Source: The Globe newspaper

Police, Immigration & Customs implicated in cocoa smuggling

Security agencies at the various entry points at the Ghana-Ivory Coast border, in league with some licensed buying companies, are smuggling truck loads of inferior quality cocoa beans into Ghana, investigations by The Globe newspaper revealed.

The Police, Immigration and Customs officers at the border are bribed with GHc 2 per bag of inferior quality beans smuggled into the country.

The Globe newspaper’s sorties revealed that the smuggling has been going on for the past two months since the 2011/2012 season started.

The tacit-acquiescence of the various buying companies and the security agencies to the smuggling is a source of worry to some personnel within the Customs division of the Ghana Revenue Authority but are unable to blow whistle for fear of victimization.

Ghana’s Cocoa Production increased from about 680,000 metric tonnes in the 2007/2008 season to over one million metric tonnes in 2010/2011 season.
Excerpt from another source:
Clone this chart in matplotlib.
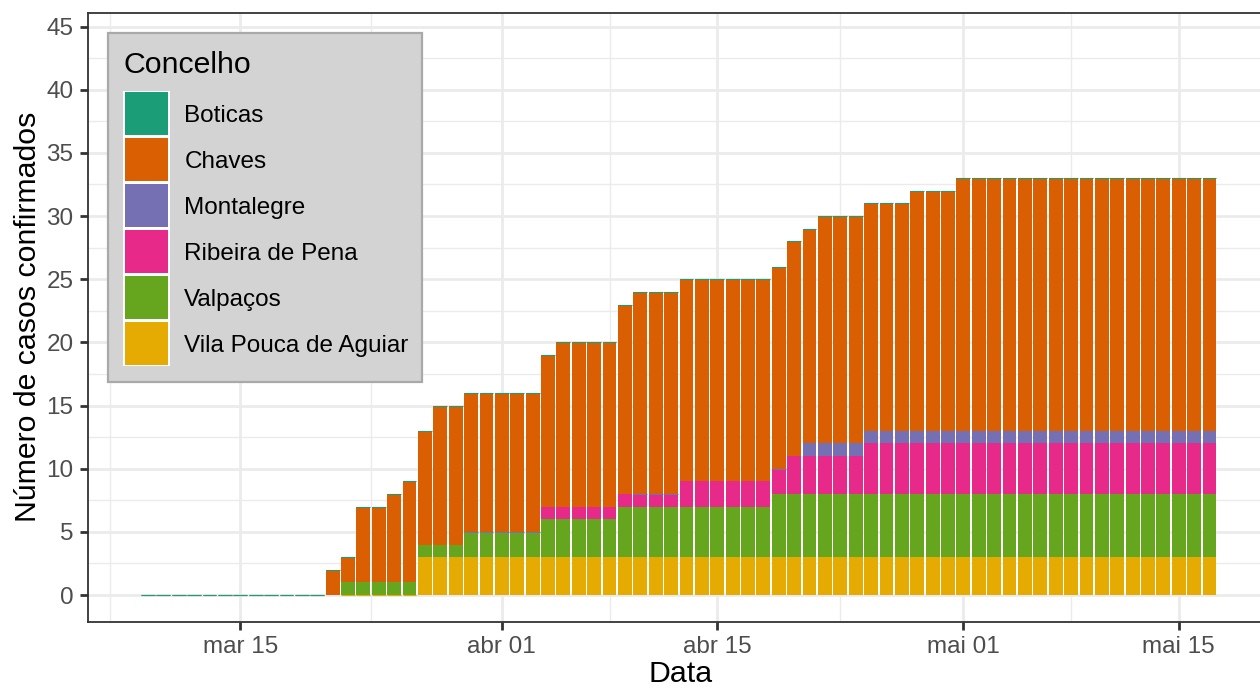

It was the highest increase ever.

The government put the phenomenal leap down to state interventions such as the supply of high yielding plants, supply of inputs for rehabilitating old farms and timely payments of producer prices and bonuses.

Reliable information reaching The Globe however revealed that intense smuggling activity at the border accounted for the boost in production.

The LBCs allegedly compromised the quality of Ghana’s cocoa beans with the tonnes of smuggled beans from the already porous border - a situation which The Globe newspaper learnt was worsened with the institutionalised bribery and corruption at the entry points.

According to our sources at the border and within the various security units responsible for controlling the illegal transport of cocoa from Ivory Coast, at least two thousand bags of cocoa are smuggled into Ghana daily.

For the 2011/2012 cocoa production season, The Globe newspaper learnt the smuggling has been going on for a few months now, an act that sources said got the President of Ivory Coast Alassane Ouatarra so infuriated to the extent that he dispatched his Agriculture Minister to the entry points at the border to ascertain the trend and also warn the Ghanaian security agencies to immediately halt the smuggling.

Sources of The Globe, however, said President Ouatarra’s appeal appears to have had negligible impact on the situation so far since the smuggling persists.

Currently Ghana is ranked the second largest producer of Cocoa in the world and with the breakdown in the Ivorian economy, there are indications some individuals in Ghana are making efforts to get Ghana to overtake Ivory Coast as the leading producer but through illegal means.

The Globe newspaper’s sources indicate that huge trucks continue to cross the border to and from Ivory Coast fully loaded with several thousand bags of suspected smuggled cocoa beans.

There are several implications for Ghana if the ongoing institutionalized smuggling continues.

Ghana risks losing its credibility as the producer of the best cocoa beans in the world as the buying companies are mixing the smuggled inferior cocoa beans from Ivory Coast with the ones from Ghana.

Meanwhile, the Public Relations Officer of COCOBOD, Noah Amenya in an interview with Citi News expressed worry about the report and indicated that investigations will be launched into report.